Ce qui naît ne saurait inspirer autre chose que le rêve et l’espérance, alors à l’aube de cette année 2013, osons même l’utopie d’un monde où la coopération pousserait hors de la piste mondiale la concurrence.
Pourtant, c’est bien la concurrence qui oriente idéologiquement tous nos échanges, à commencer en Europe où la versatilité du contrat est préférée à la stabilité de la loi, et « les solutions induites par le marché » (sic) prônées comme les vecteurs magiques de la diversité.
Parmi les ardents défenseurs de la diversité, on repère en première ligne ceux qui refusent le plus de contribuer à son financement : les importateurs de matériels électroniques dont l’intérêt marchand ne résisterait pourtant pas longtemps à l’assèchement des contenus culturels. Ainsi la part de la copie privée (25% en France) qui abonde les programmes de soutien à la création artistique, aux festivals, et à des missions d’intérêt général telles que l’appui aux réseaux professionnels (par exemple Zone Franche) fait actuellement l’objet de remises en cause brutales de la part d’industriels arrogants et aux visées courtes. En France, ce sont environ 50 millions d’euros qui sont suspendus à la décision de la cour européenne de justice, saisie sur le sujet de la part affectée à des actions autres que la redistribution aux ayants-droit. Parallèlement à cela, la main ferme et souvent invisible de l’Union Européenne remet en cause la souveraineté des Etats à mener des politiques publiques sociales, culturelles, toujours au nom d’une concurrence non faussée, idéologie libérale travestie en neutralité pragmatique qui ne souffrirait aucune controverse.
Nous devons donc défendre la responsabilité éthique de la puissance publique à protéger et promouvoir la diversité culturelle.
Dans un contexte dont on ne conteste pas les mutations technologiques et leur impact sur les activités de commerce, nous affirmons la permanence de valeurs qui ne se monétisent pas.

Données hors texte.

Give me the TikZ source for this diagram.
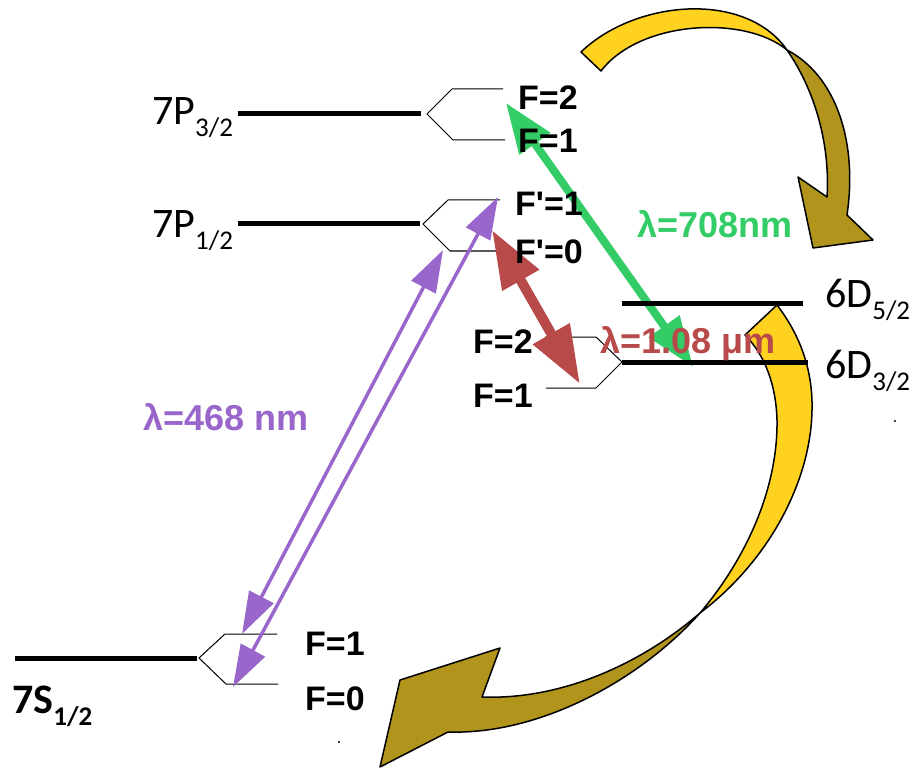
\documentclass[tikz,border=0pt]{standalone}
\usepackage{fontspec}
\setmainfont{Liberation Sans}[Ligatures=TeXOff]
\newfontfamily\calib{Carlito}
\usetikzlibrary{arrows.meta}
\definecolor{violetline}{RGB}{153,102,204}
\definecolor{greenline}{RGB}{51,204,102}
\definecolor{redline}{RGB}{184,74,74}
\definecolor{ribbontop}{RGB}{255,210,31}
\definecolor{ribbonunder}{RGB}{176,148,28}
\newcommand\lsub[1]{\raisebox{-12pt}{\fontsize{27}{27}\selectfont #1}}

\begin{document}
\begin{tikzpicture}[x=1pt,y=-1pt,
  level/.style={line width=5pt},
  fork/.style={line width=1pt, line join=miter},
  ribbon/.style={draw=black, line width=1.5pt, line join=round},
  flabel/.style={anchor=base west, inner sep=0pt, font=\fontsize{34}{40}\selectfont\bfseries},
  lvl/.style={anchor=base west, inner sep=0pt, font=\calib\fontsize{42}{48}\selectfont},
  wl/.style={anchor=base west, inner sep=0pt, font=\fontsize{36}{42}\selectfont\bfseries},
  violetarrow/.style={violetline, line width=3.5pt,
    {Triangle[length=42pt,width=27pt]}-{Triangle[length=42pt,width=27pt]}},
  redarrow/.style={redline, line width=10pt,
    {Triangle[length=58pt,width=40pt]}-{Triangle[length=58pt,width=40pt]}},
  greenarrow/.style={greenline, line width=8pt,
    {Triangle[length=50pt,width=36pt]}-{Triangle[length=50pt,width=36pt]}}]

\useasboundingbox (0,0) rectangle (921,770);

% ---- curved decay arrows (twisted ribbons) ----
% upper ribbon: 7P_{3/2} -> 6D_{5/2}
\fill[ribbontop, ribbon] (581,52) .. controls (635,0) and (745,-10) .. (787,50)
  .. controls (745,15) and (640,20) .. (601,71) -- cycle;
\fill[ribbonunder, ribbon] (787,50) .. controls (835,75) and (858,140) .. (847,215)
  -- (873,240) -- (813,248) -- (798,177) -- (827,197)
  .. controls (830,150) and (818,95) .. (787,50) -- cycle;
% lower ribbon: 6D -> 7S_{1/2}
\fill[ribbontop, ribbon] (777,305) .. controls (800,335) and (813,370) .. (812,410)
  .. controls (811,480) and (770,560) .. (700,613)
  .. controls (745,560) and (778,490) .. (777,420)
  .. controls (776,385) and (765,355) .. (745,335) -- cycle;
\fill[ribbonunder, ribbon] (700,613) .. controls (640,665) and (560,700) .. (482,697)
  -- (500,648) -- (400,680) -- (380,767) -- (448,732)
  .. controls (540,735) and (640,680) .. (700,613) -- cycle;

% ---- end points of the laser transitions ----
\coordinate (g1) at (506,103);
\coordinate (g2) at (693,367);
\coordinate (r1) at (492,230);
\coordinate (r2) at (580,384);
\coordinate (va1) at (242,634);
\coordinate (va2) at (443,250);
\coordinate (vb1) at (233,687);
\coordinate (vb2) at (498,197);

\draw[greenarrow] (g1) -- (g2);

% ---- fine-structure levels ----
\coordinate (p3a) at (238,114); \coordinate (p3b) at (421,114);
\coordinate (p1a) at (238,224); \coordinate (p1b) at (420,224);
\coordinate (d5a) at (622,303); \coordinate (d5b) at (803,303);
\coordinate (d3a) at (622,362); \coordinate (d3b) at (808,362);
\coordinate (s1a) at (15,658);  \coordinate (s1b) at (197,658);
\draw[level] (p3a) -- (p3b);
\draw[level] (p1a) -- (p1b);
\draw[level] (d5a) -- (d5b);
\draw[level] (d3a) -- (d3b);
\draw[level] (s1a) -- (s1b);

% ---- hyperfine splittings ----
\draw[fork] (503,89) -- (452,89) -- (427,114) -- (453,140) -- (505,140);
\draw[fork] (500,200) -- (448,200) -- (423,224) -- (450,251) -- (502,251);
\draw[fork] (545,337) -- (596,337) -- (622,362) -- (596,388) -- (546,388);
\draw[fork] (277,634) -- (225,634) -- (199,658) -- (226,684) -- (278,684);

% ---- laser transitions ----
\draw[redarrow] (r1) -- (r2);
\draw[violetarrow] (va1) -- (va2);
\draw[violetarrow] (vb1) -- (vb2);

% ---- level names ----
\node[lvl] (n7p3) at (152,125) {7P\lsub{3/2}};
\node[lvl] (n7p1) at (152,238) {7P\lsub{1/2}};
\node[lvl] (n6d5) at (825,307) {6D\lsub{5/2}};
\node[lvl] (n6d3) at (825,378) {6D\lsub{3/2}};
\node[lvl, font=\calib\bfseries\fontsize{42}{48}\selectfont] (n7s) at (12,713) {7S\lsub{1/2}};

% ---- hyperfine labels ----
\node[flabel] (fp2) at (518,110) {F=2};
\node[flabel] (fp1) at (518,153) {F=1};
\node[flabel] (fq1) at (515,215) {F'=1};
\node[flabel] (fq0) at (515,263) {F'=0};
\node[flabel] (fd2) at (473,353) {F=2};
\node[flabel] (fd1) at (473,407) {F=1};
\node[flabel] (fs1) at (305,655) {F=1};
\node[flabel] (fs0) at (305,710) {F=0};

% ---- wavelengths ----
\node[wl, text=greenline] (w708) at (637,237) {λ=708nm};
\node[wl, text=redline] (w108) at (600,353) {λ=1.08 μm};
\node[wl, text=violetline] (w468) at (143,430) {λ=468 nm};

% ---- small specks ----
\fill (895,421) circle (1.2);
\fill (339,742) circle (1.2);
\end{tikzpicture}
\end{document}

A commencer par celle de la découverte d’une autre musique, d’un autre langage, l’expérience sensible de l’art, dont personne ne peut rendre compte autrement que par notre tacite et commun accord, de celui que l’on vit au «concert», ce moment si justement nommé, antidote au combat hélas permanent qu’il faut mener pour que cette diversité soit plus qu’un accessoire dans des discours, des habillages marketing, voire des postures intellectuelles qui n’engagent à rien.
Dans le sillage du chantier pour un centre national de la musique mené sous le précédent gouvernement, la Ministre de la culture a lancé une nouvelle mission de concertation, dite «Lescure», plus radicalement orientée sur les contenus numériques. Des premiers constats rendus publics en décembre, on sent que l’énergie de la mission est tournée trop exclusivement vers la protection d’un marché intérieur, malmené par une « prédominance américaine (qui) soulève des problèmes de souveraineté économique et culturelle. Il est crucial que l’industrie de la culture adopte une attitude offensive dans sa conversion au numérique » (cf rapport d’étape de la mission, 6 décembre 2012).
Il serait regrettable qu’en agitant le chiffon rouge d’une guerre économique à mener pour combattre les effets néfastes de la mondialisation on en oublie de promouvoir les effets les plus positifs, à savoir l’enrichissement de l’humanité toute entière par la dialectique entre toutes les cultures et l’égale reconnaissance des savoirs, des pratiques. Et que sous prétexte que quelques géants du monde occidental s’affrontent sur un axe est-ouest, on raye de notre imaginaire la relation nord-sud, certes contrastée, mais qui scelle une communauté de destin.
Il serait urgent que les responsables des politiques publiques écoutent plus fort les voix plurielles, majoritaires en nombre mais minoritaires en moyens médiatiques, à commencer par celles des publics que l’on ne sait questionner autrement que par le comptage de ses actes de consommation.
Dans un précédent édito, Frank Tenaille soulignait le renouvellement récent du discours politique autour de la francophonie. Nous retiendrons du discours du président Hollande le lien qu’il fit entre francophonie et démocratie. Nous attendons que les concertations initiées par la sphère culturelle se fassent sous les auspices de la démocratie, et non de simples correctifs appliqués à un libéralisme économique qui fossilise la diversité culturelle, et par là même, appauvrit notre humanité toute entière.